Background Coronary artery disease(CAD) is a leading cause of death within the UK. Elevated resting heart rate (HR) is a consistent predictor of adverse prognosis in patients with cardiovascular disease. There remains a paucity of data on the characterisation and management of outpatients with CAD. The aim of the study was to describe a representative cohort of patients with stable CAD within UK primary care with a particular focus on HR and β-blocker usage.
Methods CLARIFY (ProspeCtive observational LongitudinAl RegIstry oF patients with stable coronary arter Y disease) is a global study of patients with stable CAD (defined as prior myocardial infarction, MI, or revascularization procedure, evidence of coronary stenosis of >50%, or chest pain associated with proven myocardial ischaemia).
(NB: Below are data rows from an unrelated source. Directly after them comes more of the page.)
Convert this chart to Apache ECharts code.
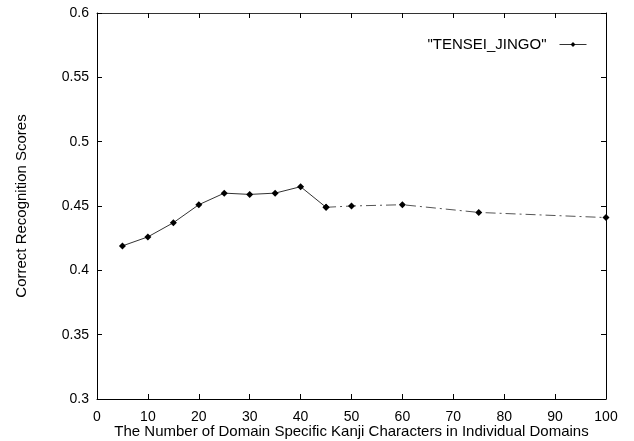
<!DOCTYPE html>
<html>
<head>
<meta charset="utf-8">
<script src="https://cdn.jsdelivr.net/npm/echarts@6/dist/echarts.min.js"></script>
<style>
  html, body { margin: 0; padding: 0; background: #fff; }
  #chart { width: 634px; height: 441px; }
</style>
</head>
<body>
<div id="chart"></div>
<script>
// domain specific kanji count vs score
var kanjiCount = [5, 10, 15, 20, 25, 30, 35, 40, 45, 50, 60, 75, 100];
var scores = [0.419, 0.426, 0.437, 0.451, 0.460, 0.459, 0.460, 0.465, 0.449, 0.450, 0.451, 0.445, 0.441];
var seriesName = '"TENSEI_JINGO"';
// the scan shows the line fading to a broken stroke after x = 45
var splitAt = 8;

var chart = echarts.init(document.getElementById('chart'));

var pts = [];
for (var i = 0; i < kanjiCount.length; i++) {
    pts.push([kanjiCount[i], scores[i]]);
}
var solidPart = pts.slice(0, splitAt + 1);
var fadedPart = pts.slice(splitAt);

var font = 'Liberation Sans, Arial, sans-serif';
var tickStyle = { inside: true, length: 5, lineStyle: { color: '#000', width: 1 } };

var option = {
    animation: false,
    backgroundColor: '#fff',
    grid: { left: 97, right: 28, top: 13, bottom: 42, show: false, containLabel: false, outerBoundsMode: 'none' },
    legend: {
        data: [seriesName],
        right: 42,
        top: 32,
        align: 'right',
        itemWidth: 27,
        itemHeight: 6,
        itemGap: 6,
        lineStyle: { width: 1 },
        textStyle: { fontFamily: font, fontSize: 15, color: '#000', padding: [0, 8, 0, 0] }
    },
    xAxis: [{
        type: 'value',
        min: 0, max: 100, interval: 10,
        name: 'The Number of Domain Specific Kanji Characters in Individual Domains',
        nameLocation: 'middle',
        nameGap: 25,
        nameMoveOverlap: false,
        nameTextStyle: { fontFamily: font, fontSize: 15, color: '#000' },
        axisLine: { show: true, onZero: false, lineStyle: { color: '#000', width: 1 } },
        axisTick: tickStyle,
        axisLabel: { fontFamily: font, fontSize: 14, color: '#000', margin: 11 },
        splitLine: { show: false }
    }, {
        type: 'value',
        position: 'top',
        min: 0, max: 100, interval: 10,
        axisLine: { show: true, onZero: false, lineStyle: { color: '#333', width: 1 } },
        axisTick: tickStyle,
        axisLabel: { show: false },
        splitLine: { show: false }
    }],
    yAxis: [{
        type: 'value',
        min: 0.3, max: 0.6, interval: 0.05,
        name: 'Correct Recognition Scores',
        nameLocation: 'middle',
        nameGap: 68,
        nameMoveOverlap: false,
        nameTextStyle: { fontFamily: font, fontSize: 15, color: '#000' },
        axisLine: { show: true, onZero: false, lineStyle: { color: '#000', width: 1 } },
        axisTick: tickStyle,
        axisLabel: { fontFamily: font, fontSize: 14, color: '#000', margin: 8 },
        splitLine: { show: false }
    }, {
        type: 'value',
        position: 'right',
        min: 0.3, max: 0.6, interval: 0.05,
        axisLine: { show: true, onZero: false, lineStyle: { color: '#000', width: 1 } },
        axisTick: tickStyle,
        axisLabel: { show: false },
        splitLine: { show: false }
    }],
    series: [{
        name: seriesName,
        type: 'line',
        data: solidPart,
        symbol: 'diamond',
        symbolSize: 7,
        itemStyle: { color: '#000' },
        lineStyle: { color: '#333', width: 1 }
    }, {
        name: 'faded',
        type: 'line',
        data: fadedPart,
        symbol: 'diamond',
        symbolSize: 7,
        itemStyle: { color: '#000' },
        lineStyle: { color: '#555', width: 1, type: [10, 4, 2, 4] }
    }]
};

chart.setOption(option);
</script>
</body>
</html>
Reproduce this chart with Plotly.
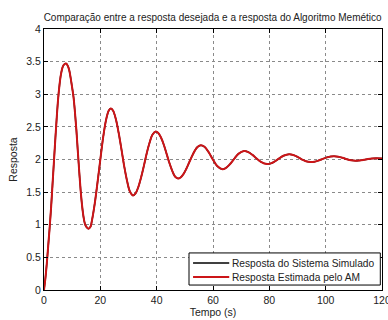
import plotly.graph_objects as go

tempo = [0, 0.5, 1, 1.5, 2, 2.5, 3, 3.5, 4, 4.5, 5, 5.5, 6, 6.5, 7, 7.8,
         8.5, 9, 9.5, 10, 10.5, 11, 11.5, 12, 12.5, 13, 13.5, 14, 14.5, 15, 15.8,
         16.5, 17, 18, 19, 20, 21, 22, 23, 23.7,
         24.5, 25.5, 26.5, 27.5, 28.5, 29.5, 30.5, 31.6,
         32.5, 33.5, 34.5, 35.5, 36.5, 37.5, 38.5, 39.7,
         40.5, 41.5, 42.5, 43.5, 44.5, 45.5, 46.5, 47.6,
         48.5, 49.5, 50.5, 51.5, 52.5, 53.5, 54.5, 55.7,
         57, 58.5, 60, 61.5, 63.3,
         64.5, 66, 67.5, 69, 71,
         72.5, 74, 75.5, 77, 79.2,
         80.5, 82, 83.5, 85, 87,
         88.5, 90, 91.5, 93, 94.6,
         96, 97.5, 99, 100.5, 102.9,
         104.5, 106, 107.5, 109, 110.6,
         112, 113.5, 115, 116.5, 118, 120]

resposta_simulado = [0, 0.18, 0.41, 0.68, 0.95, 1.25, 1.6, 1.95, 2.3, 2.63, 2.92, 3.14, 3.3, 3.4, 3.45, 3.47,
                     3.43, 3.36, 3.24, 3.1, 2.95, 2.72, 2.45, 2.13, 1.82, 1.53, 1.3, 1.13, 1.02, 0.97, 0.94,
                     0.97, 1.06, 1.32, 1.65, 2.0, 2.34, 2.6, 2.75, 2.78,
                     2.75, 2.62, 2.41, 2.155, 1.89, 1.67, 1.51, 1.45,
                     1.48, 1.58, 1.73, 1.91, 2.10, 2.26, 2.38, 2.43,
                     2.41, 2.34, 2.23, 2.09, 1.95, 1.83, 1.74, 1.71,
                     1.725, 1.776, 1.855, 1.95, 2.047, 2.132, 2.193, 2.22,
                     2.194, 2.109, 1.997, 1.899, 1.85,
                     1.867, 1.927, 2.01, 2.086, 2.13,
                     2.114, 2.071, 2.015, 1.964, 1.93,
                     1.94, 1.973, 2.017, 2.057, 2.08,
                     2.069, 2.04, 2.003, 1.973, 1.96,
                     1.966, 1.985, 2.009, 2.033, 2.05,
                     2.043, 2.026, 2.004, 1.987, 1.98,
                     1.985, 1.995, 2.007, 2.016, 2.02, 2.015]

resposta_estimada = list(resposta_simulado)

x_ticks = [0, 20, 40, 60, 80, 100, 120]
y_ticks = [0, 0.5, 1, 1.5, 2, 2.5, 3, 3.5, 4]

series_names = ["Resposta do Sistema Simulado", "Resposta Estimada pelo AM"]
series_colors = ["black", "#cc1518"]

font = "Liberation Sans, Arial, sans-serif"
txt = "#222"

fig = go.Figure()
fig.add_trace(go.Scatter(x=tempo, y=resposta_simulado, mode="lines", line_shape="spline",
                         name=series_names[0], line=dict(color=series_colors[0], width=1.5)))
fig.add_trace(go.Scatter(x=tempo, y=resposta_estimada, mode="lines", line_shape="spline",
                         name=series_names[1], line=dict(color=series_colors[1], width=2)))

axis_common = dict(showline=True, linecolor="black", linewidth=1, mirror="ticks",
                   ticks="inside", ticklen=4, tickcolor="black",
                   showgrid=True, gridcolor="#8a8a8a", griddash="dot", gridwidth=1,
                   zeroline=False, ticklabeloverflow="allow", automargin=False,
                   tickfont=dict(family=font, size=10.5, color=txt))

# Legend (MATLAB-style compact box), drawn in plot-area (paper) coordinates
box = dict(x0=0.429, x1=0.995, y0=0.019, y1=0.142)
rows_y = [0.1034, 0.0498]
shapes = [dict(type="rect", xref="paper", yref="paper", layer="above",
               fillcolor="white", line=dict(color="black", width=1), **box)]
annotations = []
for name, color, yy, w in zip(series_names, series_colors, rows_y, [1.5, 2]):
    shapes.append(dict(type="line", xref="paper", yref="paper", layer="above",
                       x0=0.441, x1=0.548, y0=yy, y1=yy, line=dict(color=color, width=w)))
    annotations.append(dict(text=name, xref="paper", yref="paper", x=0.551, y=yy,
                            xanchor="left", yanchor="middle", showarrow=False,
                            font=dict(family=font, size=10.2, color=txt)))

fig.update_layout(
    width=388, height=320,
    margin=dict(l=44, r=6, t=29, b=30),
    paper_bgcolor="white", plot_bgcolor="white",
    title=dict(text="Comparação entre a resposta desejada e a resposta do Algoritmo Memético",
               x=0.548, xanchor="center", y=0.945, yanchor="middle",
               font=dict(family=font, size=10, color=txt)),
    xaxis=dict(range=[0, 120], tickvals=x_ticks,
               title=dict(text="Tempo (s)", standoff=2, font=dict(family=font, size=10.5, color=txt)),
               **axis_common),
    yaxis=dict(range=[0, 4], tickvals=y_ticks,
               title=dict(text="Resposta", standoff=6, font=dict(family=font, size=10.5, color=txt)),
               **axis_common),
    shapes=shapes,
    annotations=annotations,
    showlegend=False,
)

fig.write_html("out.html", config={"displayModeBar": False},
               post_script="document.body.style.margin='0';document.body.style.overflow='hidden';")
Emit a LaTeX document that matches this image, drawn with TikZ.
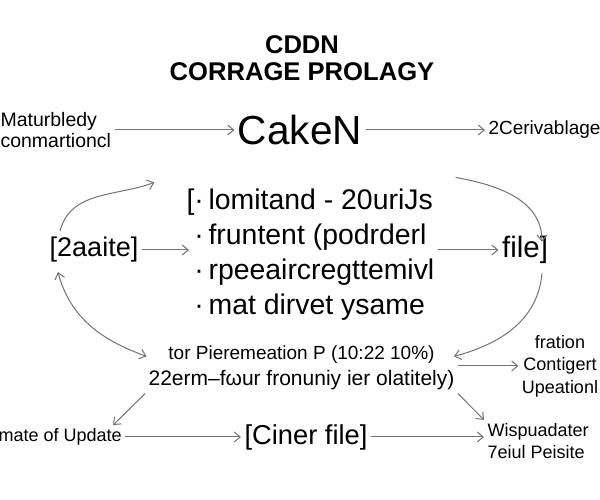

A total of 33 438 patients from 45 countries were enrolled between November 2009 and July 2010. Within the UK 2346 patients were recruited from 250 GP practices each providing 10 consecutive patients and they form the current study population. Patients were evaluated according to resting HR (≤60 bpm, 61–69 bpm and ≥70 bpm) and use of β-blockers. Multi-variable analysis of independent predictors of HR≥70 bpm was performed using a logistic regression model. This cut-off was selected based on results of several studies showing it to be an important prognostic threshold.
Results Mean age of the population was 67.4±9.2(SD) years, 75.7% were male, 18% had diabetes and 56% treated hypertension. 66% were on β-blockers, 87% aspirin, 58% ACE inhibitors, 18% angiotensin receptor blockers and 95% lipid lowering drugs. Demographics according to HR are shown in table 1. HR≥70bpm was also associated with worse angina class when present, higher diastolic blood pressure(BP), diabetes and not having had coronary angiography. In a multivariate model, HR≥70 bpm was independently predicted by female gender, diabetes, smoking, sedentary life style, increased alcohol intake, atrial fibrillation/atrial flutter, asthma/COPD, increased diastolic BP and those without PCI. Demographics according to β-blocker use are shown in table 2. β-Blockers were used more in those with current angina, treated hypertension and lower left ventricular ejection fraction; use was also associated with lower diastolic blood pressure BP, lower cholesterol and higher use of aspirin, lipid lowering drugs and ACE inhibitors. 40% of patients not on a β-blocker had symptoms indicative of intolerance or contra-indication to them.
Conclusions Although 65.6% of patients with stable CAD in the UK are prescribed β-blockers, 37.2% still have a resting HR≥70 bpm, a level shown to be associated with adverse prognosis. This is despite almost half of the patients with HR≥70 bpm already being on a β-blocker. Whilst it appears that further HR lowering is possible in many patients with stable CAD it remains uncertain as to whether it will improve outcomes.